For some people, the Advent season on the church calendar is one of the most anticipated times of the year. For some, there is no other time in which their love of God is stronger, there is no other time in which they are more aware of God's mercy in their lives and in the world, there is no other time in which their hearts go out to others with such affection, and there is no other time in which their joy is more profound.
I am not one of those people.
For me this time of year has always been a spiritually dry time. There is a line in a Counting Crows song that says "You can see a million miles tonight, but you can't get very far." That is my experience during this season. Every year I anticipate it with everyone else, hoping that this year will be different. Maybe this year the earth-shattering experience of God will take place, and I'll be able to take in the seismic joy that should result from the knowledge that God entered the course of human history to reclaim it as his own. But by December 26th, I'm left with disappointment, another year of not getting very far.

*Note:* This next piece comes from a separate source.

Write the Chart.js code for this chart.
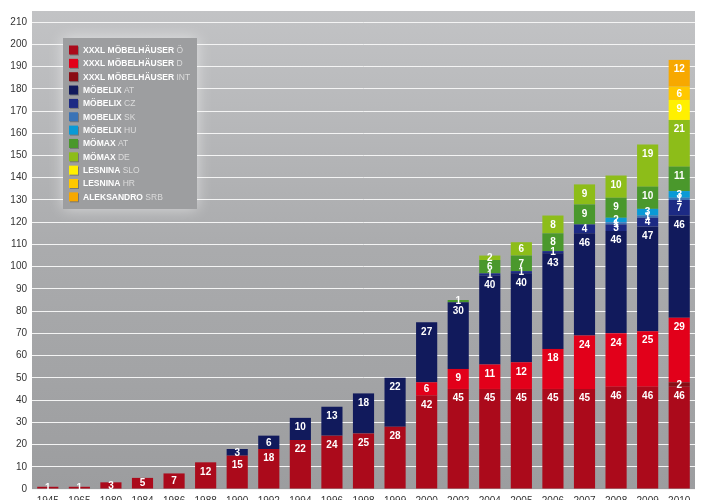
<!DOCTYPE html>
<html>
<head>
<meta charset="utf-8">
<script src="https://cdn.jsdelivr.net/npm/chart.js@4.4.1/dist/chart.umd.min.js"></script>
<style>
  html, body { margin: 0; padding: 0; background: #fff; overflow: hidden; }
  #wrap { width: 702px; height: 500px; }
</style>
</head>
<body>
<div id="wrap"><canvas id="chart"></canvas></div>
<script>
const years = ['1945', '1965', '1980', '1984', '1986', '1988', '1990', '1992', '1994', '1996', '1998',
  '1999', '2000', '2002', '2004', '2005', '2006', '2007', '2008', '2009', '2010'];

const _ = null;
// stacking order, bottom to top
const xxxlOe = [1, 1, 3, 5, 7, 12, 15, 18, 22, 24, 25, 28, 42, 45, 45, 45, 45, 45, 46, 46, 46];
const xxxlInt = [_, _, _, _, _, _, _, _, _, _, _, _, _, _, _, _, _, _, _, _, 2];
const xxxlD = [_, _, _, _, _, _, _, _, _, _, _, _, 6, 9, 11, 12, 18, 24, 24, 25, 29];
const moebelixAt = [_, _, _, _, _, _, 3, 6, 10, 13, 18, 22, 27, 30, 40, 40, 43, 46, 46, 47, 46];
const moebelixCz = [_, _, _, _, _, _, _, _, _, _, _, _, _, _, 1, 1, 1, 4, 3, 4, 7];
const moebelixSk = [_, _, _, _, _, _, _, _, _, _, _, _, _, _, _, _, _, _, 1, 1, 1];
const moebelixHu = [_, _, _, _, _, _, _, _, _, _, _, _, _, _, _, _, _, _, 2, 3, 3];
const moemaxAt = [_, _, _, _, _, _, _, _, _, _, _, _, _, 1, 6, 7, 8, 9, 9, 10, 11];
const moemaxDe = [_, _, _, _, _, _, _, _, _, _, _, _, _, _, 2, 6, 8, 9, 10, 19, 21];
const lesninaSlo = [_, _, _, _, _, _, _, _, _, _, _, _, _, _, _, _, _, _, _, _, 9];
const lesninaHr = [_, _, _, _, _, _, _, _, _, _, _, _, _, _, _, _, _, _, _, _, 6];
const aleksandroSrb = [_, _, _, _, _, _, _, _, _, _, _, _, _, _, _, _, _, _, _, _, 12];

const COLORS = {
  oe: '#ab0a1b', d: '#e2001a', int: '#8a0d14',
  mAt: '#111a5c', mCz: '#1c2a84', mSk: '#3a73b6', mHu: '#0a9ad6',
  xAt: '#4a982c', xDe: '#8dbd19',
  slo: '#fff000', hr: '#ffc800', srb: '#f7a800',
};

// legend order as printed: [bold part, light part, color]
const legendItems = [
  ['XXXL MÖBELHÄUSER', 'Ö', COLORS.oe],
  ['XXXL MÖBELHÄUSER', 'D', COLORS.d],
  ['XXXL MÖBELHÄUSER', 'INT', COLORS.int],
  ['MÖBELIX', 'AT', COLORS.mAt],
  ['MÖBELIX', 'CZ', COLORS.mCz],
  ['MOBELIX', 'SK', COLORS.mSk],
  ['MÖBELIX', 'HU', COLORS.mHu],
  ['MÖMAX', 'AT', COLORS.xAt],
  ['MÖMAX', 'DE', COLORS.xDe],
  ['LESNINA', 'SLO', COLORS.slo],
  ['LESNINA', 'HR', COLORS.hr],
  ['ALEKSANDRO', 'SRB', COLORS.srb],
];

const FONT = '"Liberation Sans", Arial, Helvetica, sans-serif';

const plotBackground = {
  id: 'plotBackground',
  beforeDraw(chart) {
    const { ctx, chartArea: a } = chart;
    const g = ctx.createLinearGradient(0, a.top, 0, a.bottom);
    g.addColorStop(0, '#c2c3c5');
    g.addColorStop(0.5, '#aaabad');
    g.addColorStop(1, '#9c9d9f');
    ctx.save();
    ctx.fillStyle = g;
    ctx.fillRect(a.left, a.top, a.right - a.left, a.bottom - a.top);
    ctx.restore();
  },
};

const segmentLabels = {
  id: 'segmentLabels',
  afterDatasetsDraw(chart) {
    const ctx = chart.ctx;
    ctx.save();
    ctx.font = 'bold 10px ' + FONT;
    ctx.fillStyle = '#fff';
    ctx.textAlign = 'center';
    ctx.textBaseline = 'middle';
    chart.data.datasets.forEach((ds, i) => {
      chart.getDatasetMeta(i).data.forEach((bar, j) => {
        const v = ds.data[j];
        if (v == null) return;
        const h = bar.base - bar.y;
        const y = h > 18 ? bar.y + 9 : bar.y + h / 2;
        ctx.fillText(String(v), bar.x, y + 0.5);
      });
    });
    ctx.restore();
  },
};

const boxLegend = {
  id: 'boxLegend',
  afterDraw(chart) {
    const { ctx, chartArea: a } = chart;
    const x = a.left + 31, y = a.top + 27, w = 134, h = 171;
    ctx.save();
    ctx.shadowColor = 'rgba(255,255,255,0.55)';
    ctx.shadowBlur = 14;
    ctx.fillStyle = '#9d9ea0';
    ctx.fillRect(x, y, w, h);
    ctx.shadowColor = 'transparent';
    ctx.shadowBlur = 0;
    ctx.textBaseline = 'middle';
    legendItems.forEach(([name, suffix, color], i) => {
      const cy = y + 12.5 + i * 13.35;
      ctx.fillStyle = 'rgba(0,0,0,0.25)';
      ctx.fillRect(x + 7, cy - 4, 9, 9);
      ctx.fillStyle = color;
      ctx.fillRect(x + 6, cy - 5, 9, 9);
      ctx.font = 'bold 8.5px ' + FONT;
      ctx.fillStyle = '#fff';
      ctx.fillText(name, x + 20, cy);
      const nw = ctx.measureText(name + ' ').width;
      ctx.font = '8.5px ' + FONT;
      ctx.fillStyle = '#dcdcdc';
      ctx.fillText(suffix, x + 20 + nw, cy);
    });
    ctx.restore();
  },
};

const mk = (label, data, color) => ({ label, data, backgroundColor: color, borderWidth: 0 });

new Chart(document.getElementById('chart'), {
  type: 'bar',
  data: {
    labels: years,
    datasets: [
      mk('XXXL MÖBELHÄUSER Ö', xxxlOe, COLORS.oe),
      mk('XXXL MÖBELHÄUSER INT', xxxlInt, COLORS.int),
      mk('XXXL MÖBELHÄUSER D', xxxlD, COLORS.d),
      mk('MÖBELIX AT', moebelixAt, COLORS.mAt),
      mk('MÖBELIX CZ', moebelixCz, COLORS.mCz),
      mk('MOBELIX SK', moebelixSk, COLORS.mSk),
      mk('MÖBELIX HU', moebelixHu, COLORS.mHu),
      mk('MÖMAX AT', moemaxAt, COLORS.xAt),
      mk('MÖMAX DE', moemaxDe, COLORS.xDe),
      mk('LESNINA SLO', lesninaSlo, COLORS.slo),
      mk('LESNINA HR', lesninaHr, COLORS.hr),
      mk('ALEKSANDRO SRB', aleksandroSrb, COLORS.srb),
    ],
  },
  options: {
    responsive: true,
    maintainAspectRatio: false,
    animation: false,
    layout: { padding: { top: 8, right: 7, left: 0, bottom: 0 } },
    datasets: { bar: { barPercentage: 0.67, categoryPercentage: 1 } },
    plugins: { legend: { display: false }, tooltip: { enabled: false } },
    scales: {
      x: {
        stacked: true,
        grid: { display: false, drawTicks: false },
        border: { display: false },
        ticks: { color: '#333', font: { family: FONT, size: 10 }, padding: 6, maxRotation: 0, autoSkip: false },
        afterFit(scale) { scale.height = 11; },
      },
      y: {
        stacked: true,
        min: 0,
        max: 215,
        border: { display: false },
        grid: { color: '#f4f4f4', lineWidth: 1, drawTicks: false },
        ticks: { stepSize: 10, includeBounds: false, color: '#333', font: { family: FONT, size: 10 }, padding: 5 },
        afterFit(scale) { scale.width = 32; },
      },
    },
  },
  plugins: [plotBackground, segmentLabels, boxLegend],
});
</script>
</body>
</html>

I experience a deep division within myself during Advent. My inner world stirs with longings for deep experiences of grace, for moments of pregnant silence, for times of candlelit reflections on the fullness of deity wrapped in a child. But my outer world is harassed by the rampant activity, the hurried crowds, and the consumeristic clutter of the season.
I think my personal division reflects a broader cultural division. I'm willing to suspend my cultural cynicism for a moment and speculate that at the root of American consumer Christmas is a deep-seated desire for meaning. I may be way off on this, but I suspect the decorations, the music, the saturated social calendars, the capitalistic flurry, and the caloric overload are attempts at finding something true, something significant. Hopes for discovering community and transcendence. There is a neighborhood near my own that puts on an unbelievable show of lights, music, and decorations for the weeks leading up to Christmas. Cars line up for blocks to meander through the illuminated streets and residents sit in their driveways around firepits and chat with the passersby. Aside from laying a carbon footprint likely visible from outer space, it is a powerful display of community spirit.
The problem, I think, is that our culture doesn't know how to truly celebrate. Overconsumption and overstimulation are the only ways we know how to mark a special occasion. Even though most of us implicitly know it doesn't work and that we're going to wake up with a hangover, it's all we know how to do. When there is a significant event, we commemorate it by scurrying around, spending absurd amounts of money, gathering a crowd, and turning up the volume. If we're not weighed down by anxiety and insomnia, then it must not be a very important occasion. Our holiday "celebrations" therefore seem destined to only get bigger and bigger, because we have built up such a tolerance.
Many of us in the church live in the tension of this religious and cultural ambivalence. Our Christmas Eves are often a confusing recipe of ingredients like these: the onslaught of relatives, massive food preparation, stressful and boisterous dinners, hurrying everyone into the car, attending a hot, packed Christmas Eve worship service in which we light candles, and sing lyrics like:
Silent night, holy night
All is calm, all is bright
Round yon Virgin Mother and Child
Holy Infant so tender and mild
Sleep in heavenly peace
Sleep in heavenly peace
Then we rush home, hustle the kids into bed so we can finish wrapping gifts and stuffing stockings, because they'll be up in five hours. Sleep in heavenly peace indeed.
I was originally asked to write about this topic because I have written a book about Christian introverts, those in the church who prefer a quieter, slower, more contemplative lifestyle and who, for those reasons, often find themselves on the fringes both of the culture and of Christian community. I saw a blog post recently that called January 2nd "Happy Introverts Day" because of the notorious nature of the holiday season for those of us who find social interaction tiring and sometimes stressful. But the truth is that the need for a quieter, less cluttered, more reflective Advent season is not restricted to introverts. The clatter of the holidays has caused people of all temperaments to turn from the inner places of our souls, contributing to the superficiality of our spiritual practice during this season. We need to find a new way to celebrate.
In the early centuries of the Church, celebrating Christmas was a counter-cultural activity. It's unclear whether the church fathers chose December 25th to co-opt the already entrenched pagan festival of the Unconquered Sun, or whether the pagan holiday was established to rival the Church's celebration of the birth of Christ. What is clear is that Christmas was a subversive event, providing an alternative to the mainstream culture's celebration.